**What the task requires**
Your job is to return the lines between the line holding "What matplotlib code" and the line holding "plt.rcParams['font.family'] = ['Noto", inclusive, exactly and with no pictures.

**Charts and diagrams as code**
○ ○ ○

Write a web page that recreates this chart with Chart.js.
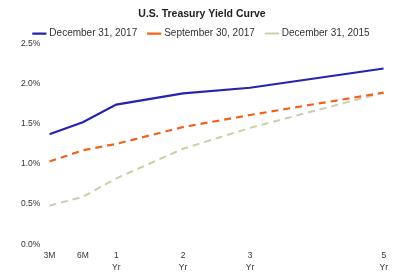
<!DOCTYPE html>
<html lang="en">
<head>
  <meta charset="UTF-8">
  <title>U.S. Treasury Yield Curve</title>
  <script src="https://cdn.jsdelivr.net/npm/chart.js"></script>
  <style>
    html, body { margin: 0; padding: 0; background: #fff; }
    #box { width: 394px; height: 274px; }
  </style>
</head>
<body>
  <div id="box"><canvas id="curva"></canvas></div>
<script>
  // tenors, placed on the chart axis in months (3M drawn at the axis start)
  const tenorLabels = ['3M', '6M', ['1', 'Yr'], ['2', 'Yr'], ['3', 'Yr'], ['5', 'Yr']];
  const tenorAxis = [0, 6, 12, 24, 36, 60];

  const yieldDec2017 = [1.37, 1.52, 1.74, 1.88, 1.95, 2.19];
  const yieldSep2017 = [1.03, 1.17, 1.25, 1.46, 1.61, 1.89];
  const yieldDec2015 = [0.48, 0.59, 0.82, 1.19, 1.45, 1.89];

  const yTicks = [0, 0.5, 1.0, 1.5, 2.0, 2.5];

  function pares(valores) {
    return valores.map((v, i) => ({ x: tenorAxis[i], y: v }));
  }

  const ctx = document.getElementById('curva').getContext('2d');
  Chart.defaults.font.family = '"Liberation Sans", Arial, sans-serif';
  Chart.defaults.color = '#333';

  new Chart(ctx, {
    type: 'line',
    data: {
      datasets: [{
        label: 'December 31, 2017',
        data: pares(yieldDec2017),
        borderColor: '#2424ac',
        borderWidth: 2.2,
        pointRadius: 0,
        tension: 0
      }, {
        label: 'September 30, 2017',
        data: pares(yieldSep2017),
        borderColor: '#f0621e',
        borderWidth: 2.2,
        borderDash: [7, 5],
        pointRadius: 0,
        tension: 0
      }, {
        label: 'December 31, 2015',
        data: pares(yieldDec2015),
        borderColor: '#c8cfaa',
        borderWidth: 2,
        borderDash: [7, 5],
        pointRadius: 0,
        tension: 0
      }]
    },
    options: {
      responsive: true,
      maintainAspectRatio: false,
      animation: false,
      layout: { padding: { left: 20, right: 10, top: 0, bottom: -6 } },
      plugins: {
        title: {
          display: true,
          text: 'U.S. Treasury Yield Curve',
          color: '#222',
          font: { size: 10.5, weight: 'bold' },
          padding: { top: 8, bottom: -4 }
        },
        legend: {
          position: 'top',
          maxHeight: 27,
          labels: {
            usePointStyle: true,
            pointStyle: 'line',
            boxWidth: 30,
            padding: 12,
            color: '#333',
            font: { size: 10 }
          }
        },
        tooltip: { enabled: false }
      },
      scales: {
        x: {
          type: 'linear',
          min: 0,
          max: 60,
          afterBuildTicks: function (axis) {
            axis.ticks = tenorAxis.map(v => ({ value: v }));
          },
          ticks: {
            autoSkip: false,
            maxRotation: 0,
            font: { size: 8.5, lineHeight: 1.4 },
            color: '#333',
            padding: 6,
            callback: function (value) {
              const i = tenorAxis.indexOf(value);
              return i >= 0 ? tenorLabels[i] : '';
            }
          },
          grid: { display: false, drawTicks: false },
          border: { display: false }
        },
        y: {
          min: 0,
          max: 2.5,
          afterBuildTicks: function (axis) {
            axis.ticks = yTicks.map(v => ({ value: v }));
          },
          ticks: {
            font: { size: 8.5 },
            color: '#333',
            padding: 1,
            callback: function (value) {
              return value.toFixed(1) + '%';
            }
          },
          grid: { display: false },
          border: { display: false }
        }
      }
    }
  });
</script>
</body>
</html>
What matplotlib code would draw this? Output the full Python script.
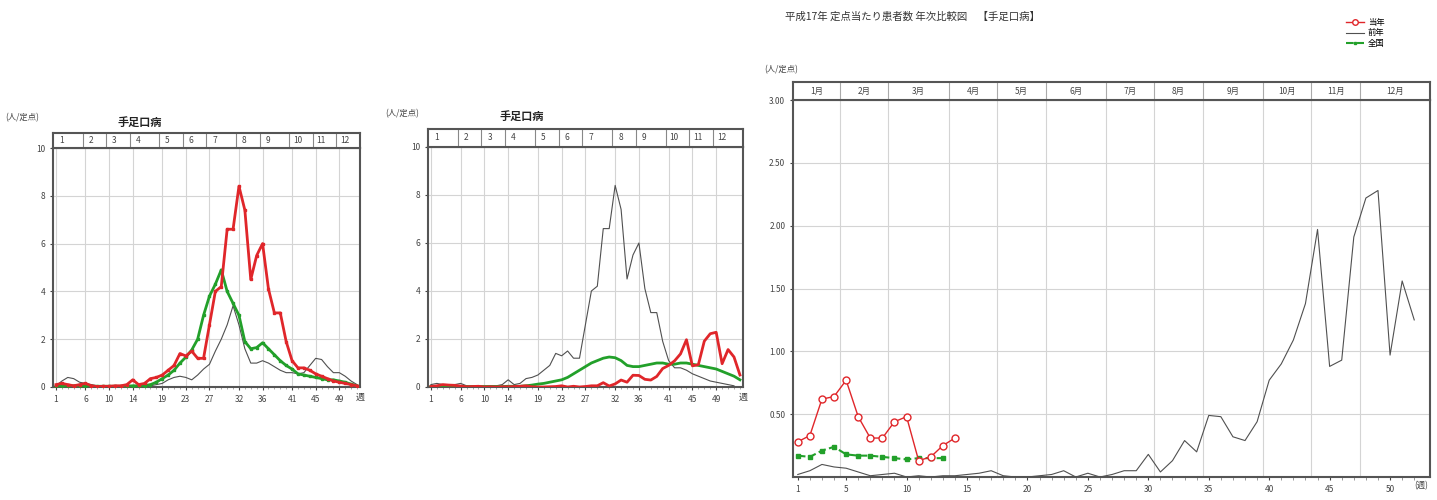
import matplotlib
matplotlib.use("Agg")
import matplotlib.pyplot as plt
import matplotlib.transforms as mtransforms
import numpy as np

plt.rcParams['font.family'] = ['Noto Sans CJK JP', 'DejaVu Sans']

# ---- data (人/定点, weekly) ----
# 2002 (left chart, thin line)
y2002 = [0.05, 0.25, 0.4, 0.35, 0.2, 0.15, 0.1, 0.05, 0.05, 0.05,
         0.03, 0.03, 0.05, 0.05, 0.05, 0.05, 0.05, 0.1, 0.15, 0.3,
         0.4, 0.45, 0.4, 0.3, 0.5, 0.75, 0.95, 1.5, 2.0, 2.6,
         3.4, 2.6, 1.6, 1.0, 1.0, 1.1, 1.0, 0.85, 0.7, 0.6,
         0.6, 0.55, 0.6, 0.9, 1.2, 1.15, 0.85, 0.6, 0.6, 0.45,
         0.25, 0.1]
# 2003 (left chart red, middle chart thin line)
y2003 = [0.1, 0.15, 0.1, 0.05, 0.1, 0.15, 0.05, 0.02, 0.03, 0.03,
         0.05, 0.05, 0.1, 0.3, 0.1, 0.15, 0.35, 0.4, 0.5, 0.7,
         0.9, 1.4, 1.3, 1.5, 1.2, 1.2, 2.6, 4.0, 4.2, 6.6,
         6.6, 8.4, 7.4, 4.5, 5.5, 6.0, 4.1, 3.1, 3.1, 1.9,
         1.1, 0.8, 0.8, 0.7, 0.55, 0.45, 0.35, 0.25, 0.2, 0.15,
         0.1, 0.05]
nat2003 = [0.03, 0.04, 0.05, 0.05, 0.05, 0.04, 0.03, 0.03, 0.03, 0.03,
           0.03, 0.03, 0.04, 0.05, 0.05, 0.06, 0.1, 0.2, 0.35, 0.5,
           0.7, 1.0, 1.25, 1.55, 2.0, 3.0, 3.8, 4.3, 4.9, 4.0,
           3.5, 3.0, 1.9, 1.6, 1.65, 1.85, 1.6, 1.35, 1.1, 0.9,
           0.75, 0.55, 0.5, 0.45, 0.4, 0.35, 0.3, 0.3, 0.25, 0.2,
           0.12, 0.05]
# 2004 (middle chart red, right chart 前年) - 53 weeks
y2004 = [0.02, 0.05, 0.1, 0.08, 0.07, 0.04, 0.01, 0.02, 0.03, 0.0,
         0.01, 0.0, 0.01, 0.01, 0.02, 0.03, 0.05, 0.01, 0.0, 0.0,
         0.01, 0.02, 0.05, 0.0, 0.03, 0.0, 0.02, 0.05, 0.05, 0.18,
         0.04, 0.13, 0.29, 0.2, 0.49, 0.48, 0.32, 0.29, 0.44, 0.77,
         0.9, 1.09, 1.38, 1.97, 0.88, 0.93, 1.91, 2.22, 2.28, 0.97,
         1.56, 1.25, 0.5]
nat2004 = [0.02, 0.02, 0.03, 0.03, 0.03, 0.02, 0.02, 0.02, 0.02, 0.02,
           0.02, 0.02, 0.02, 0.03, 0.03, 0.03, 0.05, 0.08, 0.12, 0.15,
           0.2, 0.25, 0.3, 0.4, 0.55, 0.7, 0.85, 1.0, 1.1, 1.2,
           1.25, 1.22, 1.1, 0.9, 0.85, 0.85, 0.9, 0.95, 1.0, 1.0,
           0.95, 0.95, 1.0, 1.0, 0.95, 0.9, 0.85, 0.8, 0.75, 0.65,
           0.55, 0.45, 0.3]
# 2005 (right chart 当年, 全国)
y2005 = [0.28, 0.33, 0.62, 0.64, 0.77, 0.48, 0.31, 0.31, 0.44, 0.48,
         0.13, 0.16, 0.25, 0.31]
nat2005 = [0.17, 0.16, 0.21, 0.24, 0.18, 0.17, 0.17, 0.16, 0.15, 0.14,
           0.15, 0.15, 0.15]

month_start_weeks = [1, 6, 10, 14, 19, 23, 27, 32, 36, 41, 45, 49]
month_nums = ['1', '2', '3', '4', '5', '6', '7', '8', '9', '10', '11', '12']
month_bounds_2005 = [4.5, 8.5, 13.5, 17.5, 21.5, 26.5, 30.5, 34.5, 39.5, 43.5, 47.5]
month_names = ['1月', '2月', '3月', '4月', '5月', '6月', '7月', '8月', '9月', '10月', '11月', '12月']

RED = '#e0262a'
GREEN = '#22a02a'
GRAY = '#505050'
FRAME = '#555555'
TXT = '#444444'
GRID = '#d4d4d4'

fig = plt.figure(figsize=(14.37, 5.0), dpi=100)


def small_chart(rect, band_rect, nweeks, thin, red, green, red_marker):
    ax = fig.add_axes(rect)
    w_thin = np.arange(1, len(thin) + 1)
    w_red = np.arange(1, len(red) + 1)
    w_green = np.arange(1, len(green) + 1)
    ax.plot(w_thin, thin, color=GRAY, lw=0.8, zorder=3)
    ax.plot(w_green, green, color=GREEN, lw=2.0, marker=red_marker, ms=2, zorder=4)
    ax.plot(w_red, red, color=RED, lw=2.0, marker=red_marker, ms=2, zorder=5)
    ax.set_xlim(0.5, nweeks + 0.5)
    ax.set_ylim(0, 10)
    ax.set_yticks([0, 2, 4, 6, 8, 10])
    ax.set_xticks(month_start_weeks)
    ax.set_xticks(np.arange(1, nweeks + 1), minor=True)
    ax.tick_params(axis='both', labelsize=6, colors=TXT, length=2)
    ax.tick_params(axis='x', which='minor', length=1.5, color='#999999')
    ax.grid(True, color=GRID, lw=0.8)
    for s in ax.spines.values():
        s.set_color(FRAME)
        s.set_linewidth(1.5)
    ax.text(1.0, -0.025, '週', transform=ax.transAxes, ha='center', va='top',
            fontsize=6.5, color=TXT)

    band = fig.add_axes(band_rect)
    band.set_xlim(0.5, nweeks + 0.5)
    band.set_ylim(0, 1)
    band.set_xticks([])
    band.set_yticks([])
    for s in band.spines.values():
        s.set_color(FRAME)
        s.set_linewidth(1.5)
    for w in month_start_weeks[1:]:
        band.axvline(w - 0.5, color='#888888', lw=0.8)
    for w, m in zip(month_start_weeks, month_nums):
        band.text(w + 0.9, 0.5, m, ha='center', va='center', fontsize=6, color=TXT)
    return ax


# ---- left chart ----
small_chart([0.0369, 0.226, 0.2136, 0.478], [0.0369, 0.704, 0.2136, 0.03],
            52, y2002, y2003, nat2003, 's')
fig.text(0.004, 0.764, '(人/定点)', fontsize=6, color=TXT, va='center')
fig.text(0.097, 0.756, '手足口病', fontsize=8, color='#222222', weight='bold',
         ha='center', va='center')

# ---- middle chart ----
small_chart([0.2978, 0.226, 0.2192, 0.48], [0.2978, 0.706, 0.2192, 0.036],
            53, y2003, y2004, nat2004, None)
fig.text(0.268, 0.772, '(人/定点)', fontsize=6, color=TXT, va='center')
fig.text(0.363, 0.768, '手足口病', fontsize=8, color='#222222', weight='bold',
         ha='center', va='center')

# ---- right chart ----
ax = fig.add_axes([0.5518, 0.046, 0.4433, 0.754])
ax.plot(np.arange(1, 53), y2004[:52], color=GRAY, lw=0.8, label='前年', zorder=3)
ax.plot(np.arange(1, len(nat2005) + 1), nat2005, color=GREEN, lw=1.5, ls='--',
        marker='s', ms=2.5, label='全国', zorder=4)
ax.plot(np.arange(1, len(y2005) + 1), y2005, color=RED, lw=1.0, marker='o', ms=5,
        mfc='white', mec=RED, mew=1.0, label='当年', zorder=5)
ax.set_xlim(0.6, 53.3)
ax.set_ylim(0, 3)
ax.set_yticks([0.5, 1.0, 1.5, 2.0, 2.5, 3.0])
ax.set_yticklabels(['0.50', '1.00', '1.50', '2.00', '2.50', '3.00'])
ax.set_xticks([1, 5, 10, 15, 20, 25, 30, 35, 40, 45, 50])
ax.set_xticks(np.arange(1, 53), minor=True)
ax.tick_params(axis='both', labelsize=6, colors=TXT, length=2)
ax.tick_params(axis='x', which='minor', length=2, color='#888888')
ax.grid(False)
for y in [0.5, 1.0, 1.5, 2.0, 2.5]:
    ax.axhline(y, color=GRID, lw=0.8, zorder=1)
for b in month_bounds_2005:
    ax.axvline(b, color=GRID, lw=0.8, zorder=1)
for s in ax.spines.values():
    s.set_color(FRAME)
    s.set_linewidth(1.5)
ax.text(52.6, -0.012, '(週)', transform=mtransforms.blended_transform_factory(ax.transData, ax.transAxes),
        ha='center', va='top', fontsize=6, color=TXT)

band = fig.add_axes([0.5518, 0.8, 0.4433, 0.036])
band.set_xlim(0.6, 53.3)
band.set_ylim(0, 1)
band.set_xticks([])
band.set_yticks([])
for s in band.spines.values():
    s.set_color(FRAME)
    s.set_linewidth(1.5)
edges = [0.6] + month_bounds_2005 + [53.3]
for b in month_bounds_2005:
    band.axvline(b, color='#aaaaaa', lw=0.8)
for i, m in enumerate(month_names):
    band.text((edges[i] + edges[i + 1]) / 2, 0.5, m, ha='center', va='center',
              fontsize=6, color=TXT)

fig.text(0.532, 0.86, '(人/定点)', fontsize=6, color=TXT, va='center')
fig.text(0.546, 0.966, '平成17年 定点当たり患者数 年次比較図　【手足口病】',
         fontsize=7.5, color='#333333', va='center')

handles, labels = ax.get_legend_handles_labels()
order = [2, 0, 1]
ax.legend([handles[i] for i in order], [labels[i] for i in order], loc='center',
          bbox_to_anchor=(0.95, 0.934), bbox_transform=fig.transFigure,
          frameon=False, fontsize=6, handlelength=2.2, labelspacing=0.15,
          handletextpad=0.4, markerscale=0.8)

fig.savefig('out.png', dpi=100)
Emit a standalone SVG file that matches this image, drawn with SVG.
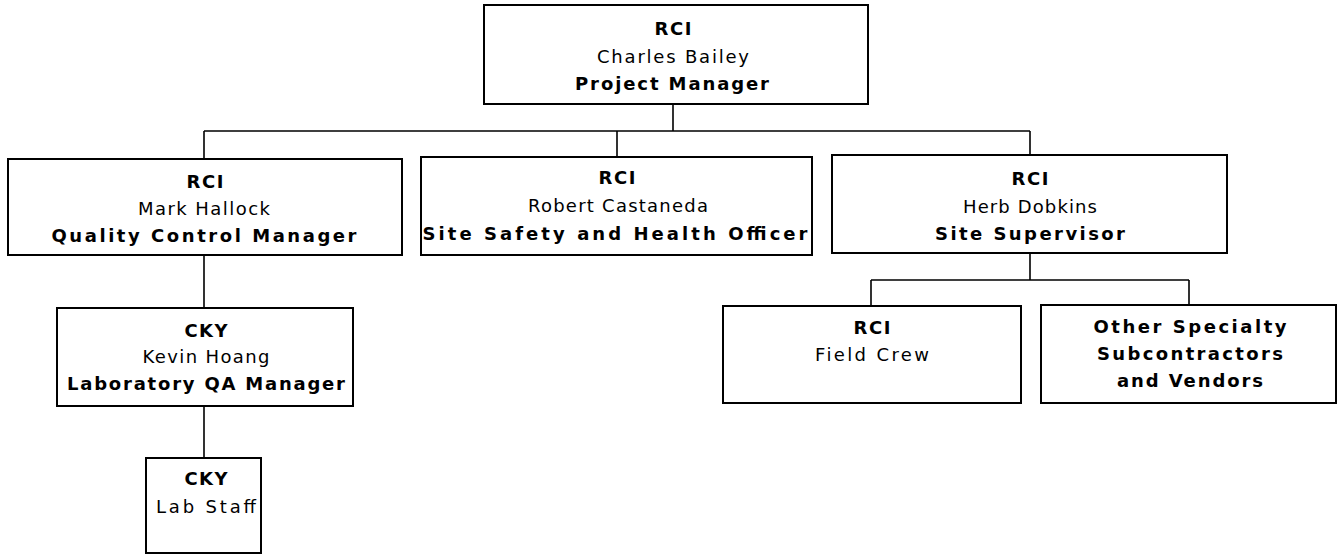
<svg xmlns="http://www.w3.org/2000/svg" width="1343" height="555" viewBox="0 0 1343 555">
<style>
.box{fill:#fff;stroke:#000;stroke-width:2}
.con{fill:none;stroke:#000;stroke-width:1.6}
text{font-family:"DejaVu Sans","Liberation Sans",sans-serif;font-size:18px;fill:#000;text-anchor:middle}
.b{font-weight:bold}
</style>
<rect width="1343" height="555" fill="#fff"/>
<g id="connectors">
<path class="con" d="M673 104V131M204 131H1030M204 131V159M617 131V157M1030 131V155"/>
<path class="con" d="M204 255V308M204 406V458"/>
<path class="con" d="M1030 253V280M871 280H1189M871 280V306M1189 280V305"/>
</g>
<g id="n-pm">
<rect class="box" x="484" y="5" width="384" height="99"/>
<text class="b" x="673" y="35" textLength="37" lengthAdjust="spacing">RCI</text>
<text x="673" y="63" textLength="152" lengthAdjust="spacing">Charles  Bailey</text>
<text class="b" x="672" y="90" textLength="194" lengthAdjust="spacing">Project  Manager</text>
</g>
<g id="n-qc">
<rect class="box" x="8" y="159" width="394" height="96"/>
<text class="b" x="205" y="188" textLength="37" lengthAdjust="spacing">RCI</text>
<text x="204" y="215" textLength="132" lengthAdjust="spacing">Mark  Hallock</text>
<text class="b" x="204" y="242" textLength="305" lengthAdjust="spacing">Quality  Control  Manager</text>
</g>
<g id="n-ssho">
<rect class="box" x="421" y="157" width="391" height="98"/>
<text class="b" x="617" y="184" textLength="37" lengthAdjust="spacing">RCI</text>
<text x="618" y="212" textLength="180" lengthAdjust="spacing">Robert  Castaneda</text>
<text class="b" x="615" y="240" textLength="385" lengthAdjust="spacing">Site  Safety  and  Health  Officer</text>
</g>
<g id="n-ss">
<rect class="box" x="832" y="155" width="395" height="98"/>
<text class="b" x="1030" y="185" textLength="37" lengthAdjust="spacing">RCI</text>
<text x="1030" y="213" textLength="134" lengthAdjust="spacing">Herb  Dobkins</text>
<text class="b" x="1030" y="240" textLength="190" lengthAdjust="spacing">Site   Supervisor</text>
</g>
<g id="n-lqa">
<rect class="box" x="57" y="308" width="296" height="98"/>
<text class="b" x="206" y="337" textLength="43" lengthAdjust="spacing">CKY</text>
<text x="206" y="363" textLength="127" lengthAdjust="spacing">Kevin  Hoang</text>
<text class="b" x="206" y="390" textLength="278" lengthAdjust="spacing">Laboratory  QA  Manager</text>
</g>
<g id="n-lab">
<rect class="box" x="146" y="458" width="115" height="95"/>
<text class="b" x="206" y="485" textLength="43" lengthAdjust="spacing">CKY</text>
<text x="206" y="513" textLength="100" lengthAdjust="spacing">Lab  Staff</text>
</g>
<g id="n-fc">
<rect class="box" x="723" y="306" width="298" height="97"/>
<text class="b" x="872" y="334" textLength="37" lengthAdjust="spacing">RCI</text>
<text x="872" y="361" textLength="114" lengthAdjust="spacing">Field   Crew</text>
</g>
<g id="n-osv">
<rect class="box" x="1041" y="305" width="295" height="98"/>
<text class="b" x="1190" y="333" textLength="193" lengthAdjust="spacing">Other  Specialty</text>
<text class="b" x="1190" y="360" textLength="186" lengthAdjust="spacing">Subcontractors</text>
<text class="b" x="1190" y="387" textLength="146" lengthAdjust="spacing">and Vendors</text>
</g>
</svg>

○ ○ ○

**The reply**
What matplotlib code would draw this? Output the full Python script.
import matplotlib
matplotlib.use("Agg")
import matplotlib.pyplot as plt
import matplotlib.transforms as mtransforms
import numpy as np

plt.rcParams['font.family'] = ['Noto Sans CJK JP', 'DejaVu Sans']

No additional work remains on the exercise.